I am speaking perhaps rather too seriously, but I believe it to be a serious matter. At Christmas time there are stickers on cars saying, "Puppies are not just for Christmas". This Bill is not just for this Government and the present position, but forever hereafter until your Lordships seek to repeal it. I am not suggesting for a moment that this Government, the Home Secretary, let alone the Minister, will abuse the new Act, because they will not. But we are not just legislating for this Government or the next, of whatever party; we are actually impairing the constitutional freedoms of the individuals of this country. To my mind that should not be done by a side wind by an empty House--it is empty now, but perhaps it will be fuller later when it comes to voting.
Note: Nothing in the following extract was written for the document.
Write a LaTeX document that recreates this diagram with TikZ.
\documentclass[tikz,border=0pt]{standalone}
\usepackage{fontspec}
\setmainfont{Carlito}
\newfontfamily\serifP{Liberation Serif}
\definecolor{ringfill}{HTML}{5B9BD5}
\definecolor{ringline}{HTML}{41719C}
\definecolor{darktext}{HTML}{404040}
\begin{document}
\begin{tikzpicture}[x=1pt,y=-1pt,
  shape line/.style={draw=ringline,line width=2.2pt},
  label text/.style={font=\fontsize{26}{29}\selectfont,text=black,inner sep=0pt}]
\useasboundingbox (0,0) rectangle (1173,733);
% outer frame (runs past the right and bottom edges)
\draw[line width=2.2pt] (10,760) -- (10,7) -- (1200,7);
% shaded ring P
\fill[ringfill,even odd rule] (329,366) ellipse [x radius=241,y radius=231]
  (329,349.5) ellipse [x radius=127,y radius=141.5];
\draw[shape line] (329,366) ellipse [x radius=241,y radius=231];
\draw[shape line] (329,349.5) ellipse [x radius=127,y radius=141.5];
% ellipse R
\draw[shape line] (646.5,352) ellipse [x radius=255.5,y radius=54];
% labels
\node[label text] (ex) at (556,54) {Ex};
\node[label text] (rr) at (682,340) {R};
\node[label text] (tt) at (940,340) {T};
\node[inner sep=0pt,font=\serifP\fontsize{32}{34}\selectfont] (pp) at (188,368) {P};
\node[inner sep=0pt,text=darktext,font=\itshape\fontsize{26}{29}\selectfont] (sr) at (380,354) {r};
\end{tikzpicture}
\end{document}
People should be considering what is being done.

In the light of what the Prime Minister said last night, I hope that there are people on both sides of this House who, although they support the main structure of the Bill, will think again about whether it is really desirable that in policing matters there shall be rights to bug and enter, covertly and not covertly, exercisable for the future against people corresponding to those protesting at the Newbury by-pass and the poll tax and against whom warrants under this new Act can be issued, even although not by this Government. But not all governments in 100 years' time are going to be scrupulous. I hope that there are Members of this House, including the Government, who think that this is a step which deserves further consideration before it slides through, almost by a side wind.